(Entries with chart source code)

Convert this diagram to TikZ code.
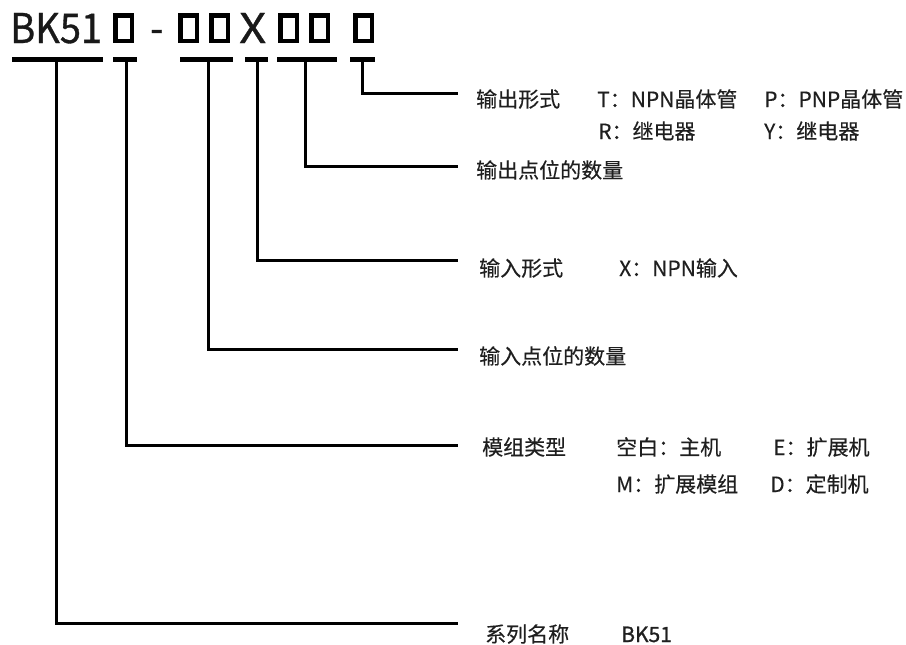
\documentclass[tikz,border=0pt]{standalone}
\usepackage{fontspec}
\setmainfont{Noto Sans CJK SC}[FakeBold=0.3]
\newfontfamily\headfont{Noto Sans CJK SC}[FakeStretch=0.93,FakeBold=0.8]
\newfontfamily\headxfont{Noto Sans CJK SC}[FakeStretch=1.15,FakeBold=0.8]
\newfontfamily\bkfont{Noto Sans CJK SC}[FakeBold=1.1]
\begin{document}
\begin{tikzpicture}[x=1pt,y=-1pt,
  lbl/.style={anchor=base west,inner sep=0pt,font=\fontsize{21}{21}\selectfont,text=black!88},
  head/.style={anchor=base west,inner sep=0pt,font=\headfont\fontsize{41}{41}\selectfont,text=black!90},
  bx/.style={draw=black,line width=4.5pt},
  bar/.style={draw=black,line width=5pt},
  conn/.style={draw=black,line width=3pt}]
\useasboundingbox (0,0) rectangle (906,645);
% header
\node[head] (bk) at (10,43) {BK51};
\draw[bx] (115.25,15.25) rectangle (131.75,40.75);
\node[head] (dash) at (150,43) {-};
\draw[bx] (180.25,15.25) rectangle (196.75,40.75);
\draw[bx] (211.25,15.25) rectangle (227.75,40.75);
\node[head,font=\headxfont\fontsize{41}{41}\selectfont] (xx) at (239,43) {X};
\draw[bx] (280.25,15.25) rectangle (296.75,40.75);
\draw[bx] (311.25,15.25) rectangle (327.75,40.75);
\draw[bx] (355.25,15.25) rectangle (371.75,40.75);
% bars
\draw[bar] (12,59.5) -- (103,59.5);
\draw[bar] (113,59.5) -- (137,59.5);
\draw[bar] (180,59.5) -- (233,59.5);
\draw[bar] (245,59.5) -- (268,59.5);
\draw[bar] (277,59.5) -- (337,59.5);
\draw[bar] (350,59.5) -- (375,59.5);
% connector start points
\coordinate (s1) at (362,59.5);
\coordinate (s2) at (305,59.5);
\coordinate (s3) at (257,59.5);
\coordinate (s4) at (208,59.5);
\coordinate (s5) at (126,59.5);
\coordinate (s6) at (56,59.5);
% connector end points
\coordinate (e1) at (458,93);
\coordinate (e2) at (458,166);
\coordinate (e3) at (458,260);
\coordinate (e4) at (458,349);
\coordinate (e5) at (458,445);
\coordinate (e6) at (458,623);
\draw[conn] (s1) |- (e1);
\draw[conn] (s2) |- (e2);
\draw[conn] (s3) |- (e3);
\draw[conn] (s4) |- (e4);
\draw[conn] (s5) |- (e5);
\draw[conn] (s6) |- (e6);
% labels
\node[lbl] (l1) at (476,107) {输出形式};
\node[lbl] (l1a) at (597,107) {T：NPN晶体管};
\node[lbl] (l1b) at (764,107) {P：PNP晶体管};
\node[lbl] (l1c) at (598,139) {R：继电器};
\node[lbl] (l1d) at (764,139) {Y：继电器};
\node[lbl] (l2) at (476,178) {输出点位的数量};
\node[lbl] (l3) at (479,276) {输入形式};
\node[lbl] (l3a) at (619,276) {X：NPN输入};
\node[lbl] (l4) at (479,364) {输入点位的数量};
\node[lbl] (l5) at (482,455) {模组类型};
\node[lbl] (l5a) at (616,455) {空白：主机};
\node[lbl] (l5b) at (773,455) {E：扩展机};
\node[lbl] (l5c) at (616,492) {M：扩展模组};
\node[lbl] (l5d) at (770,492) {D：定制机};
\node[lbl] (l6) at (485,642) {系列名称};
\node[lbl,font=\bkfont\fontsize{21}{21}\selectfont] (l6a) at (621,642) {BK51};
\end{tikzpicture}
\end{document}
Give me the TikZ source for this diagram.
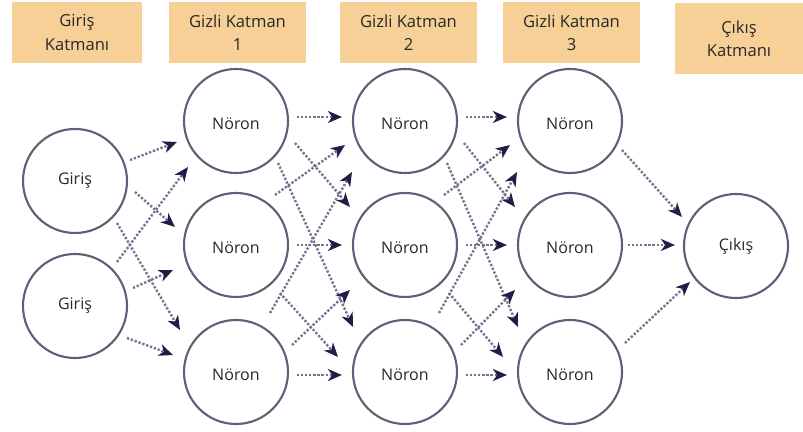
\documentclass[tikz,border=0pt]{standalone}
\usepackage{fontspec}
\setmainfont{Open Sans}
\usetikzlibrary{arrows.meta,calc}

\definecolor{headfill}{RGB}{246,208,150}
\definecolor{ringcol}{RGB}{95,95,120}
\definecolor{dotcol}{RGB}{115,115,145}
\definecolor{tipcol}{RGB}{30,30,70}
\definecolor{txtcol}{RGB}{40,40,40}

\tikzset{
    layerbox/.style={fill=headfill, draw=none, align=center, inner sep=0pt,
        minimum height=1.525cm, text=txtcol,
        font=\fontsize{11.8}{16.4}\selectfont},
    neuron/.style={circle, draw=ringcol, line width=1.5pt, fill=white,
        minimum size=2.6cm, inner sep=0pt, text=txtcol,
        font=\fontsize{11.4}{13}\selectfont},
    hidden/.style={neuron, text height=12.5pt, text depth=0pt},
    conn/.style={draw=dotcol, line width=1.7pt, dash pattern=on 1.6pt off 1.3pt,
        -{Stealth[length=10pt,width=8.5pt,inset=3pt,color=tipcol]}}
}

\begin{document}
\begin{tikzpicture}[x=0.025cm, y=-0.025cm]
        \useasboundingbox (0,0) rectangle (803,432);

        \node[layerbox, minimum width=3.25cm] (tin) at (77,32.5) {Giriş\\Katmanı};
        \node[layerbox, minimum width=3.425cm] (th1) at (237.5,32.5) {Gizli Katman\\1};
        \node[layerbox, minimum width=3.425cm] (th2) at (408.5,32.5) {Gizli Katman\\2};
        \node[layerbox, minimum width=3.425cm] (th3) at (571.5,32.5) {Gizli Katman\\3};
        \node[layerbox, minimum width=3.2cm, minimum height=1.775cm] (tout) at (739,38.5) {Çıkış\\Katmanı};

        \node[neuron] (g1) at (75,181) {Giriş};
        \node[neuron] (g2) at (75,306) {Giriş};

        \node[hidden] (h1a) at (236,121) {Nöron};
        \node[hidden] (h1b) at (236,245) {Nöron};
        \node[hidden] (h1c) at (236,372) {Nöron};
        \node[hidden] (h2a) at (405,121) {Nöron};
        \node[hidden] (h2b) at (405,245) {Nöron};
        \node[hidden] (h2c) at (405,372) {Nöron};
        \node[hidden] (h3a) at (570,121) {Nöron};
        \node[hidden] (h3b) at (570,245) {Nöron};
        \node[hidden] (h3c) at (570,372) {Nöron};

        \node[neuron] (out) at (736,246) {Çıkış};

        % giris -> gizli 1
        \foreach \s/\t/\sx/\sy/\tx/\ty in {g1/h1a/55/-21/-59/21, g1/h1b/60/11/-61/-18, g1/h1c/42/42/-56/-42,
                g2/h1a/42/-44/-48/46, g2/h1b/58/-18/-63/25, g2/h1c/52/32/-63/-17}
            \draw[conn] ($(\s)+(\sx,\sy)$) -- ($(\t)+(\tx,\ty)$);

        % gizli -> gizli
        \foreach \p/\q in {h1/h2, h2/h3}
            \foreach \s/\t/\sx/\sy/\tx/\ty in {a/a/61/-4/-63/-4, a/b/59/22/-55/-38, a/c/42/42/-52/-45,
                    b/a/39/-50/-60/24, b/b/61/0/-63/0, b/c/44/48/-67/-15,
                    c/a/34/-59/-53/51, c/b/56/-27/-55/45, c/c/61/3/-63/3}
                \draw[conn] ($(\p\s)+(\sx,\sy)$) -- ($(\q\t)+(\tx,\ty)$);

        % gizli 3 -> cikis
        \foreach \s/\sx/\sy/\tx/\ty in {h3a/52/29/-54/-29, h3b/58/0/-61/-1, h3c/55/-29/-46/36}
            \draw[conn] ($(\s)+(\sx,\sy)$) -- ($(out)+(\tx,\ty)$);
\end{tikzpicture}
\end{document}
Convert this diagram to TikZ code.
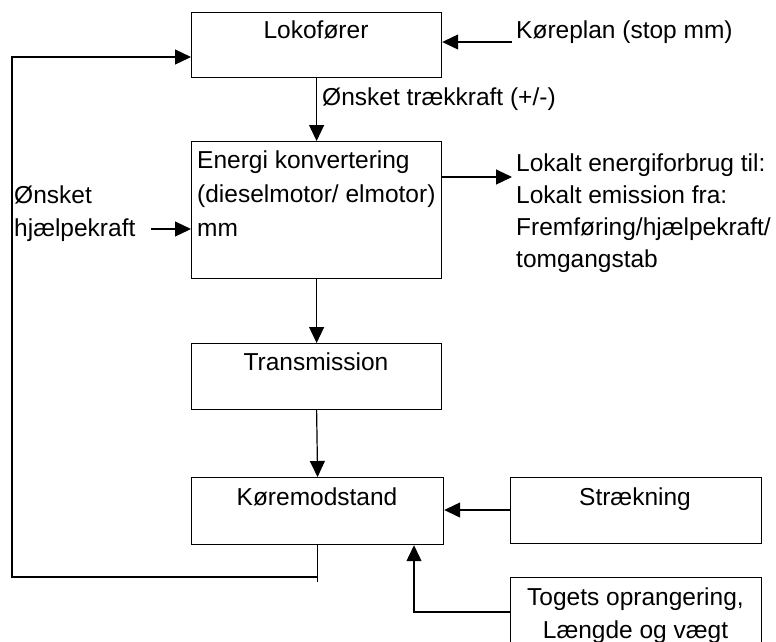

The task —
Copy every entry exactly as written. Pictures are excluded.

Right answer —
Convert this diagram to TikZ code.
\documentclass[tikz,border=0pt]{standalone}
\usepackage{fontspec}
\setmainfont{Noto Sans CJK SC}[FakeBold=0.3]
\newfontfamily\headfont{Noto Sans CJK SC}[FakeStretch=0.93,FakeBold=0.8]
\newfontfamily\headxfont{Noto Sans CJK SC}[FakeStretch=1.15,FakeBold=0.8]
\newfontfamily\bkfont{Noto Sans CJK SC}[FakeBold=1.1]
\begin{document}
\begin{tikzpicture}[x=1pt,y=-1pt,
  lbl/.style={anchor=base west,inner sep=0pt,font=\fontsize{21}{21}\selectfont,text=black!88},
  head/.style={anchor=base west,inner sep=0pt,font=\headfont\fontsize{41}{41}\selectfont,text=black!90},
  bx/.style={draw=black,line width=4.5pt},
  bar/.style={draw=black,line width=5pt},
  conn/.style={draw=black,line width=3pt}]
\useasboundingbox (0,0) rectangle (906,645);
% header
\node[head] (bk) at (10,43) {BK51};
\draw[bx] (115.25,15.25) rectangle (131.75,40.75);
\node[head] (dash) at (150,43) {-};
\draw[bx] (180.25,15.25) rectangle (196.75,40.75);
\draw[bx] (211.25,15.25) rectangle (227.75,40.75);
\node[head,font=\headxfont\fontsize{41}{41}\selectfont] (xx) at (239,43) {X};
\draw[bx] (280.25,15.25) rectangle (296.75,40.75);
\draw[bx] (311.25,15.25) rectangle (327.75,40.75);
\draw[bx] (355.25,15.25) rectangle (371.75,40.75);
% bars
\draw[bar] (12,59.5) -- (103,59.5);
\draw[bar] (113,59.5) -- (137,59.5);
\draw[bar] (180,59.5) -- (233,59.5);
\draw[bar] (245,59.5) -- (268,59.5);
\draw[bar] (277,59.5) -- (337,59.5);
\draw[bar] (350,59.5) -- (375,59.5);
% connector start points
\coordinate (s1) at (362,59.5);
\coordinate (s2) at (305,59.5);
\coordinate (s3) at (257,59.5);
\coordinate (s4) at (208,59.5);
\coordinate (s5) at (126,59.5);
\coordinate (s6) at (56,59.5);
% connector end points
\coordinate (e1) at (458,93);
\coordinate (e2) at (458,166);
\coordinate (e3) at (458,260);
\coordinate (e4) at (458,349);
\coordinate (e5) at (458,445);
\coordinate (e6) at (458,623);
\draw[conn] (s1) |- (e1);
\draw[conn] (s2) |- (e2);
\draw[conn] (s3) |- (e3);
\draw[conn] (s4) |- (e4);
\draw[conn] (s5) |- (e5);
\draw[conn] (s6) |- (e6);
% labels
\node[lbl] (l1) at (476,107) {输出形式};
\node[lbl] (l1a) at (597,107) {T：NPN晶体管};
\node[lbl] (l1b) at (764,107) {P：PNP晶体管};
\node[lbl] (l1c) at (598,139) {R：继电器};
\node[lbl] (l1d) at (764,139) {Y：继电器};
\node[lbl] (l2) at (476,178) {输出点位的数量};
\node[lbl] (l3) at (479,276) {输入形式};
\node[lbl] (l3a) at (619,276) {X：NPN输入};
\node[lbl] (l4) at (479,364) {输入点位的数量};
\node[lbl] (l5) at (482,455) {模组类型};
\node[lbl] (l5a) at (616,455) {空白：主机};
\node[lbl] (l5b) at (773,455) {E：扩展机};
\node[lbl] (l5c) at (616,492) {M：扩展模组};
\node[lbl] (l5d) at (770,492) {D：定制机};
\node[lbl] (l6) at (485,642) {系列名称};
\node[lbl,font=\bkfont\fontsize{21}{21}\selectfont] (l6a) at (621,642) {BK51};
\end{tikzpicture}
\end{document}
Give me the TikZ source for this diagram.
\documentclass[tikz,border=0pt]{standalone}
\usepackage{fontspec}
\setmainfont{Open Sans}
\usetikzlibrary{arrows.meta,calc}

\definecolor{headfill}{RGB}{246,208,150}
\definecolor{ringcol}{RGB}{95,95,120}
\definecolor{dotcol}{RGB}{115,115,145}
\definecolor{tipcol}{RGB}{30,30,70}
\definecolor{txtcol}{RGB}{40,40,40}

\tikzset{
    layerbox/.style={fill=headfill, draw=none, align=center, inner sep=0pt,
        minimum height=1.525cm, text=txtcol,
        font=\fontsize{11.8}{16.4}\selectfont},
    neuron/.style={circle, draw=ringcol, line width=1.5pt, fill=white,
        minimum size=2.6cm, inner sep=0pt, text=txtcol,
        font=\fontsize{11.4}{13}\selectfont},
    hidden/.style={neuron, text height=12.5pt, text depth=0pt},
    conn/.style={draw=dotcol, line width=1.7pt, dash pattern=on 1.6pt off 1.3pt,
        -{Stealth[length=10pt,width=8.5pt,inset=3pt,color=tipcol]}}
}

\begin{document}
\begin{tikzpicture}[x=0.025cm, y=-0.025cm]
        \useasboundingbox (0,0) rectangle (803,432);

        \node[layerbox, minimum width=3.25cm] (tin) at (77,32.5) {Giriş\\Katmanı};
        \node[layerbox, minimum width=3.425cm] (th1) at (237.5,32.5) {Gizli Katman\\1};
        \node[layerbox, minimum width=3.425cm] (th2) at (408.5,32.5) {Gizli Katman\\2};
        \node[layerbox, minimum width=3.425cm] (th3) at (571.5,32.5) {Gizli Katman\\3};
        \node[layerbox, minimum width=3.2cm, minimum height=1.775cm] (tout) at (739,38.5) {Çıkış\\Katmanı};

        \node[neuron] (g1) at (75,181) {Giriş};
        \node[neuron] (g2) at (75,306) {Giriş};

        \node[hidden] (h1a) at (236,121) {Nöron};
        \node[hidden] (h1b) at (236,245) {Nöron};
        \node[hidden] (h1c) at (236,372) {Nöron};
        \node[hidden] (h2a) at (405,121) {Nöron};
        \node[hidden] (h2b) at (405,245) {Nöron};
        \node[hidden] (h2c) at (405,372) {Nöron};
        \node[hidden] (h3a) at (570,121) {Nöron};
        \node[hidden] (h3b) at (570,245) {Nöron};
        \node[hidden] (h3c) at (570,372) {Nöron};

        \node[neuron] (out) at (736,246) {Çıkış};

        % giris -> gizli 1
        \foreach \s/\t/\sx/\sy/\tx/\ty in {g1/h1a/55/-21/-59/21, g1/h1b/60/11/-61/-18, g1/h1c/42/42/-56/-42,
                g2/h1a/42/-44/-48/46, g2/h1b/58/-18/-63/25, g2/h1c/52/32/-63/-17}
            \draw[conn] ($(\s)+(\sx,\sy)$) -- ($(\t)+(\tx,\ty)$);

        % gizli -> gizli
        \foreach \p/\q in {h1/h2, h2/h3}
            \foreach \s/\t/\sx/\sy/\tx/\ty in {a/a/61/-4/-63/-4, a/b/59/22/-55/-38, a/c/42/42/-52/-45,
                    b/a/39/-50/-60/24, b/b/61/0/-63/0, b/c/44/48/-67/-15,
                    c/a/34/-59/-53/51, c/b/56/-27/-55/45, c/c/61/3/-63/3}
                \draw[conn] ($(\p\s)+(\sx,\sy)$) -- ($(\q\t)+(\tx,\ty)$);

        % gizli 3 -> cikis
        \foreach \s/\sx/\sy/\tx/\ty in {h3a/52/29/-54/-29, h3b/58/0/-61/-1, h3c/55/-29/-46/36}
            \draw[conn] ($(\s)+(\sx,\sy)$) -- ($(out)+(\tx,\ty)$);
\end{tikzpicture}
\end{document}
Convert this diagram to TikZ code.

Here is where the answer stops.